Divulgado na semana de encerramento da 16ª edição da COP da Biodiversidade, em Cali, na Colômbia, e a poucos dias do início da 29ª Conferência das Nações Unidas sobre as Mudanças Climáticas (COP29), em Baku, no Azerbaijão, uma pesquisa traz dados consistentes sobre a necessidade de o debate sobre a crise climática ganhar novos contornos. Nortear soluções considerando apenas a mitigação dos impactos econômicos e a adoção de medidas de preservação ambiental não é mais suficiente. A urgência é também de saúde pública.
Na renomada revista científica The Lancet, 122 especialistas de 57 instituições acadêmicas alertam que as ameaças à saúde chegaram aos níveis mais preocupantes da história, com recordes de custos humanos. É o pior cenário traçado pelo grupo de especialistas nos oito anos de análise. O grupo é enfático: o tempo perdido está sendo pago em vidas. Principalmente as dos mais vulneráveis.
Globalmente, as mortes relacionadas ao calor em pessoas com mais de 65 anos aumentaram 167%, considerando o período de 2014-2023 e a década de 1990. Se as temperaturas não tivessem mudado, esperava-se uma elevação de 65% no período, sobretudo em razão das mudanças demográficas. A crise climática, porém, atropelou líderes mundiais, gestores em saúde e as soluções por eles adotadas. Na avaliação de Wenjia Cai, copresidente do grupo de cientistas, as respostas institucionais apresentadas não conseguem acompanhar o ritmo crescente das ameaças às vidas humanas.
A situação do Brasil é destaque no relatório. No país, a exposição ao calor aumentou 250% entre menores de 1 ano e 231% entre maiores de 65 anos, comparando os períodos de 2014-2023 e 1986-2005. Essa temperatura em alta é extremamente favorável ao Aedes aegypti – o risco de transmissão da dengue é 11% maior considerando os dois intervalos de tempo analisados. Há de se ressaltar que os brasileiros enfrentam o pior ano da série histórica de mortes em razão da doença – são 5.661 em 10 meses, contra 1.179 em 2023 e 1.053 em 2022 – e medidas para inverter o gráfico de 2025 precisam ser adotadas o quanto antes.

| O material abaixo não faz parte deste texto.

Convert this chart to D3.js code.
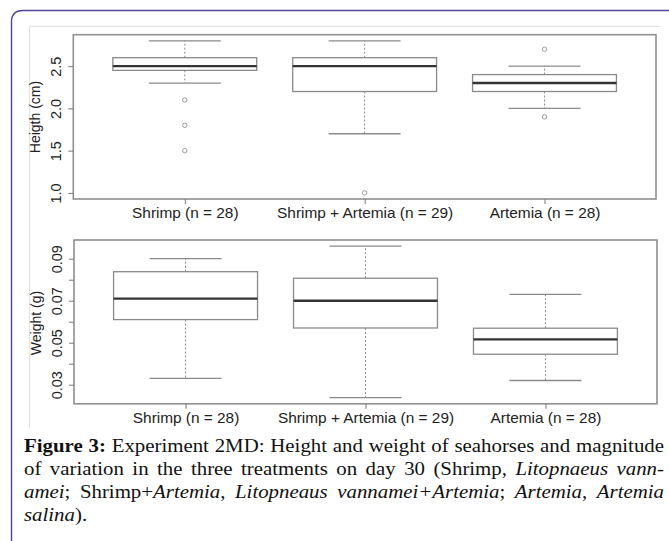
<!DOCTYPE html>
<html>
<head>
<meta charset="utf-8">
<script src="https://cdn.jsdelivr.net/npm/d3@7"></script>
<style>
  html, body { margin: 0; padding: 0; background: #fff; }
  body { width: 669px; height: 541px; position: relative; overflow: hidden; }
  svg { position: absolute; left: 0; top: 0; }
  #caption { position: absolute; left: 24px; top: 435px; width: 640px;
    font-family: "Liberation Serif", "Times New Roman", serif; font-size: 18.5px;
    line-height: 23px; color: #111; }
  #caption .ln { white-space: nowrap; transform-origin: 0 0; }
  #caption .ln.just { text-align: justify; text-align-last: justify; }
  #caption .ln.last { text-align: left; text-align-last: left; }
</style>
</head>
<body>
<svg id="chart" width="669" height="541"></svg>
<div id="caption">
  <div class="ln just"><b>Figure 3:</b> Experiment 2MD: Height and weight of seahorses and magnitude</div>
  <div class="ln just">of variation in the three treatments on day 30 (Shrimp, <i>Litopnaeus vann-</i></div>
  <div class="ln just"><i>amei</i>; Shrimp+<i>Artemia</i>, <i>Litopneaus vannamei+Artemia</i>; <i>Artemia</i>, <i>Artemia</i></div>
  <div class="ln last"><i>salina</i>).</div>
</div>
<script>
// ---- data ----
const categories = ["Shrimp (n = 28)", "Shrimp + Artemia (n = 29)", "Artemia (n = 28)"];

const heightLow  = [2.30, 1.70, 2.00];
const heightQ1   = [2.45, 2.20, 2.20];
const heightMed  = [2.50, 2.50, 2.30];
const heightQ3   = [2.60, 2.60, 2.40];
const heightHigh = [2.80, 2.80, 2.50];
const heightOutliers = [[2.1, 1.8, 1.5], [1.0], [2.7, 1.9]];
const heightTicks = [1.0, 1.5, 2.0, 2.5];
const heightTickLabels = ["1.0", "1.5", "2.0", "2.5"];

const weightLow  = [0.0330, 0.0238, 0.0320];
const weightQ1   = [0.0610, 0.0570, 0.0445];
const weightMed  = [0.0710, 0.0700, 0.0516];
const weightQ3   = [0.0838, 0.0807, 0.0569];
const weightHigh = [0.0900, 0.0960, 0.0730];
const weightOutliers = [[], [], []];
const weightTicks = [0.03, 0.04, 0.05, 0.06, 0.07, 0.08, 0.09];
const weightTickLabels = ["0.03", "", "0.05", "", "0.07", "", "0.09"];

const svg = d3.select("#chart");
const SANS = "Liberation Sans, Arial, sans-serif";

// page frame
svg.append("path")
  .attr("d", "M11.5,541 L11.5,22 Q11.5,10.5 23,10.5 L669,10.5")
  .attr("fill", "none").attr("stroke", "#4f4592").attr("stroke-width", 1.4);
svg.append("path")
  .attr("d", "M29.5,428 L29.5,26.5 L660,26.5")
  .attr("fill", "none").attr("stroke", "#e2e2e2").attr("stroke-width", 1);

function panel(cfg) {
  const g = svg.append("g");
  const x = d3.scaleLinear().domain([0.38, 3.62]).range([cfg.left, cfg.right]);
  const y = d3.scaleLinear().domain(cfg.domain).range([cfg.bottom, cfg.top]);
  const bw = 0.8, cw = 0.4;
  const stroke = "#8a8a8a";

  const data = categories.map((c, i) => ({
    c, i: i + 1, lo: cfg.low[i], q1: cfg.q1[i], med: cfg.med[i], q3: cfg.q3[i], hi: cfg.high[i], out: cfg.out[i]
  }));

  const b = g.selectAll("g.box").data(data).join("g").attr("class", "box");
  b.append("line").attr("x1", d => x(d.i)).attr("x2", d => x(d.i))
    .attr("y1", d => y(d.q3)).attr("y2", d => y(d.hi))
    .attr("stroke", stroke).attr("stroke-width", 1).attr("stroke-dasharray", "2,2");
  b.append("line").attr("x1", d => x(d.i)).attr("x2", d => x(d.i))
    .attr("y1", d => y(d.q1)).attr("y2", d => y(d.lo))
    .attr("stroke", stroke).attr("stroke-width", 1).attr("stroke-dasharray", "2,2");
  b.append("line").attr("x1", d => x(d.i - cw / 2)).attr("x2", d => x(d.i + cw / 2))
    .attr("y1", d => y(d.hi)).attr("y2", d => y(d.hi))
    .attr("stroke", stroke).attr("stroke-width", 1.3);
  b.append("line").attr("x1", d => x(d.i - cw / 2)).attr("x2", d => x(d.i + cw / 2))
    .attr("y1", d => y(d.lo)).attr("y2", d => y(d.lo))
    .attr("stroke", stroke).attr("stroke-width", 1.3);
  b.append("rect").attr("x", d => x(d.i - bw / 2)).attr("width", d => x(d.i + bw / 2) - x(d.i - bw / 2))
    .attr("y", d => y(d.q3)).attr("height", d => y(d.q1) - y(d.q3))
    .attr("fill", "#fff").attr("stroke", stroke).attr("stroke-width", 1.3);
  b.append("line").attr("x1", d => x(d.i - bw / 2)).attr("x2", d => x(d.i + bw / 2))
    .attr("y1", d => y(d.med)).attr("y2", d => y(d.med))
    .attr("stroke", "#333").attr("stroke-width", 2.4);
  b.selectAll("circle").data(d => d.out.map(v => ({ i: d.i, v }))).join("circle")
    .attr("cx", d => x(d.i)).attr("cy", d => y(d.v)).attr("r", 2.2)
    .attr("fill", "none").attr("stroke", "#999").attr("stroke-width", 1);

  g.append("rect").attr("x", cfg.left).attr("y", cfg.top)
    .attr("width", cfg.right - cfg.left).attr("height", cfg.bottom - cfg.top)
    .attr("fill", "none").attr("stroke", "#8f8f8f").attr("stroke-width", 1.6);

  // y axis
  const yAxis = d3.axisLeft(y).tickValues(cfg.ticks).tickSize(5)
    .tickFormat((d, i) => cfg.tickLabels[i]);
  const ya = g.append("g").attr("transform", `translate(${cfg.left},0)`).call(yAxis);
  ya.select(".domain").remove();
  ya.selectAll(".tick line").attr("stroke", "#777");
  ya.selectAll(".tick text")
    .attr("transform", "rotate(-90, -12, 0)")
    .attr("x", -12).attr("y", 0).attr("dy", 0)
    .attr("text-anchor", "middle")
    .style("font-family", SANS).style("font-size", "14.5px").attr("fill", "#222");

  // y title
  g.append("text").attr("transform", `translate(${cfg.titleX},${cfg.titleY}) rotate(-90)`)
    .attr("text-anchor", "middle")
    .style("font-family", SANS).style("font-size", "14px").attr("fill", "#222")
    .text(cfg.title);

  // x axis
  const xAxis = d3.axisBottom(x).tickValues([1, 2, 3]).tickSize(5).tickPadding(4)
    .tickFormat((d, i) => categories[i]);
  const xa = g.append("g").attr("transform", `translate(0,${cfg.bottom})`).call(xAxis);
  xa.select(".domain").remove();
  xa.selectAll(".tick line").attr("stroke", "#777");
  xa.selectAll(".tick text")
    .attr("transform", "scale(1.1,1)")
    .style("font-family", SANS).style("font-size", "14px").attr("fill", "#222");
}

panel({
  left: 73.3, right: 656, top: 34.7, bottom: 199,
  domain: [0.928, 2.872],
  low: heightLow, q1: heightQ1, med: heightMed, q3: heightQ3, high: heightHigh, out: heightOutliers,
  ticks: heightTicks, tickLabels: heightTickLabels,
  title: "Heigth (cm)", titleX: 40, titleY: 117
});

panel({
  left: 74, right: 657, top: 240, bottom: 403.8,
  domain: [0.0209, 0.0989],
  low: weightLow, q1: weightQ1, med: weightMed, q3: weightQ3, high: weightHigh, out: weightOutliers,
  ticks: weightTicks, tickLabels: weightTickLabels,
  title: "Weight (g)", titleX: 41, titleY: 323
});

// caption: measure natural widths (unjustified) and stretch horizontally to fill the column
(function () {
  const target = 640;
  const lines = Array.from(document.querySelectorAll("#caption .ln"));
  let maxW = 0;
  lines.forEach(l => {
    if (!l.classList.contains("just")) return;
    const s = document.createElement("span");
    s.style.whiteSpace = "nowrap";
    s.style.display = "inline-block";
    s.style.textAlignLast = "left";
    s.innerHTML = l.innerHTML;
    document.body.appendChild(s);
    s.style.position = "absolute";
    s.style.fontFamily = getComputedStyle(l).fontFamily;
    s.style.fontSize = getComputedStyle(l).fontSize;
    maxW = Math.max(maxW, s.getBoundingClientRect().width);
    s.remove();
  });
  const sx = Math.min(1.15, Math.max(1, (target - 6) / maxW));
  lines.forEach(l => {
    l.style.width = (target / sx) + "px";
    l.style.transform = `scaleX(${sx})`;
  });
})();
</script>
</body>
</html>
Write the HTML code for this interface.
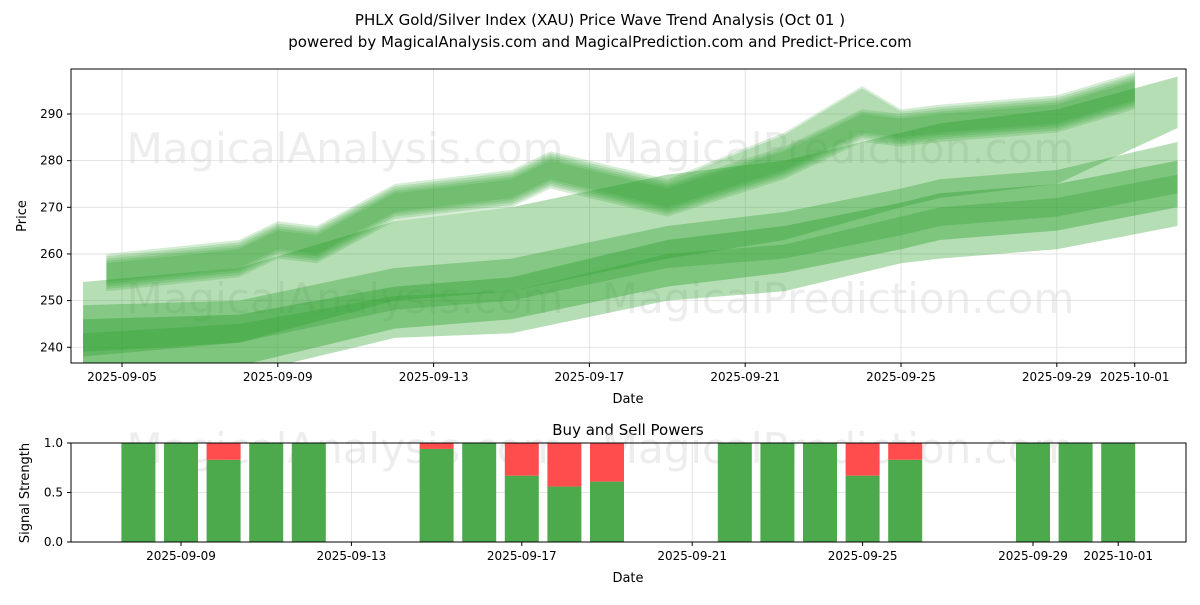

Também é para agora, segundo os pesquisadores, que mais dólares gastos em combustíveis fósseis sejam redirecionados para proteger a saúde e o bem-estar da população. É verdade que há sinais de uma maior abertura para o tema na conferência do clima. A COP do ano passado, nos Emirados Árabes, debateu, pela primeira vez, em uma sessão oficial, os impactos dos gases de efeito estufa na saúde humana. O documento final, também de forma inédita, cita a necessidade de “redução dos impactos à saúde em comunidades vulneráveis”. Mas, diante da gravidade do quadro, é preciso mais.
Espera-se que o documento deste ano seja mais direto sobre as medidas capazes de mitigar os impactos da crise ambiental sobre a saúde humana. Relatório inédito divulgado pelo Fórum Econômico Mundial em janeiro estima que, até 2050, os eventos climáticos podem levar à morte 14,5 milhões de pessoas no planeta. São quase meio milhão de mortes por ano. “Nenhum indivíduo ou economia do planeta está imune”, alerta a equipe de Wenjia Cai. É extremo o risco de reverter o limitado progresso feito e “colocar um futuro saudável ainda mais fora de alcance”.